start

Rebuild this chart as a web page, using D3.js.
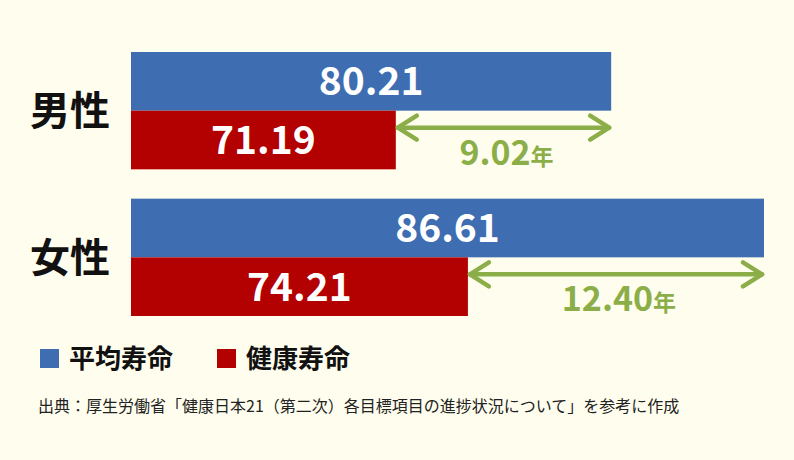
<!DOCTYPE html>
<html><head><meta charset="utf-8">
<script src="https://cdn.jsdelivr.net/npm/d3@7"></script>
<style>html,body{margin:0;padding:0;background:#FFFEEE;}svg{display:block;}</style>
</head><body>
<script>
const categories = ["男性", "女性"];
const seriesNames = ["平均寿命", "健康寿命"];
const avgLife = [80.21, 86.61];
const healthyLife = [71.19, 74.21];
const gapLabels = ["9.02", "12.40"];
const unit = "年";
const source = "出典：厚生労働省「健康日本21（第二次）各目標項目の進捗状況について」を参考に作成";

const W = 794, H = 460;
const colors = ["#3E6DB1", "#B30000"];
const green = "#8BAE49";
const font = "'Noto Sans CJK JP', 'Noto Sans', sans-serif";

const svg = d3.select("body").append("svg").attr("width", W).attr("height", H);
svg.append("rect").attr("width", W).attr("height", H).attr("fill", "#FFFEEE");

const x = d3.scaleLinear().domain([60.1, 86.61]).range([131, 764]);
const y = d3.scaleBand().domain(categories).range([52, 316]).paddingInner(0.2);
const sub = d3.scaleBand().domain(seriesNames).range([0, y.bandwidth()]);
const x0 = x.range()[0];

categories.forEach((c, i) => {
  const g = svg.append("g").attr("transform", `translate(0,${y(c)})`);
  const vals = [avgLife[i], healthyLife[i]];
  vals.forEach((v, j) => {
    const s = seriesNames[j];
    g.append("rect").attr("x", x0).attr("y", sub(s))
      .attr("width", x(v) - x0).attr("height", sub.bandwidth())
      .attr("fill", colors[j]);
    g.append("text").attr("x", (x0 + x(v)) / 2).attr("y", sub(s) + sub.bandwidth() / 2)
      .attr("dy", "0.36em").attr("text-anchor", "middle")
      .attr("fill", "#fff").attr("font-family", font).attr("font-weight", 700)
      .attr("font-size", 39).text(v.toFixed(2));
  });
  g.append("text").attr("x", 70).attr("y", y.bandwidth() / 2)
    .attr("dy", "0.36em").attr("text-anchor", "middle")
    .attr("fill", "#111").attr("font-family", font).attr("font-weight", 700)
    .attr("font-size", 40).text(c);
  const x1 = x(healthyLife[i]), x2 = x(avgLife[i]);
  const ay = sub(seriesNames[1]) + 17;
  const ag = g.append("g").attr("stroke", green).attr("stroke-width", 4.5)
    .attr("fill", "none").attr("stroke-linecap", "round").attr("stroke-linejoin", "round");
  ag.append("line").attr("x1", x1 + 2).attr("x2", x2 - 2).attr("y1", ay).attr("y2", ay);
  ag.append("path").attr("d", `M${x1 + 21},${ay - 12} L${x1 + 2},${ay} L${x1 + 21},${ay + 12}`);
  ag.append("path").attr("d", `M${x2 - 21},${ay - 12} L${x2 - 2},${ay} L${x2 - 21},${ay + 12}`);
  const t = g.append("text").attr("x", (x1 + x2) / 2 + 3).attr("y", ay + 37)
    .attr("text-anchor", "middle").attr("fill", green)
    .attr("font-family", font).attr("font-weight", 700);
  t.append("tspan").attr("font-size", 34).text(gapLabels[i]);
  t.append("tspan").attr("font-size", 23).text(unit);
});

const legX = [40, 217];
seriesNames.forEach((s, j) => {
  svg.append("rect").attr("x", legX[j]).attr("y", 349).attr("width", 19).attr("height", 19).attr("fill", colors[j]);
  svg.append("text").attr("x", legX[j] + 29).attr("y", 358.5).attr("dy", "0.36em")
    .attr("fill", "#111").attr("font-family", font).attr("font-weight", 700)
    .attr("font-size", 26).text(s);
});

svg.append("text").attr("x", 38).attr("y", 412).attr("fill", "#222")
  .attr("font-family", font).attr("font-size", 16).text(source);
</script>
</body></html>
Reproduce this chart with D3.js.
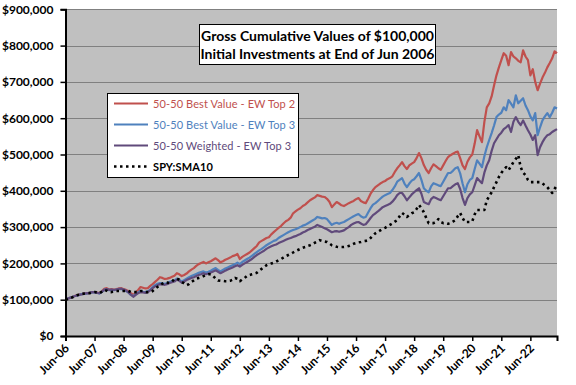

end

• [REQUIRED WORK]: Set down the records above word for word, from the first line through the line containing "const x0 = x.range()[0];", both included; leave out the pictures.

• [RESULT FOR THIS TASK]:
Rebuild this chart as a web page, using D3.js.
<!DOCTYPE html>
<html><head><meta charset="utf-8">
<script src="https://cdn.jsdelivr.net/npm/d3@7"></script>
<style>html,body{margin:0;padding:0;background:#FFFEEE;}svg{display:block;}</style>
</head><body>
<script>
const categories = ["男性", "女性"];
const seriesNames = ["平均寿命", "健康寿命"];
const avgLife = [80.21, 86.61];
const healthyLife = [71.19, 74.21];
const gapLabels = ["9.02", "12.40"];
const unit = "年";
const source = "出典：厚生労働省「健康日本21（第二次）各目標項目の進捗状況について」を参考に作成";

const W = 794, H = 460;
const colors = ["#3E6DB1", "#B30000"];
const green = "#8BAE49";
const font = "'Noto Sans CJK JP', 'Noto Sans', sans-serif";

const svg = d3.select("body").append("svg").attr("width", W).attr("height", H);
svg.append("rect").attr("width", W).attr("height", H).attr("fill", "#FFFEEE");

const x = d3.scaleLinear().domain([60.1, 86.61]).range([131, 764]);
const y = d3.scaleBand().domain(categories).range([52, 316]).paddingInner(0.2);
const sub = d3.scaleBand().domain(seriesNames).range([0, y.bandwidth()]);
const x0 = x.range()[0];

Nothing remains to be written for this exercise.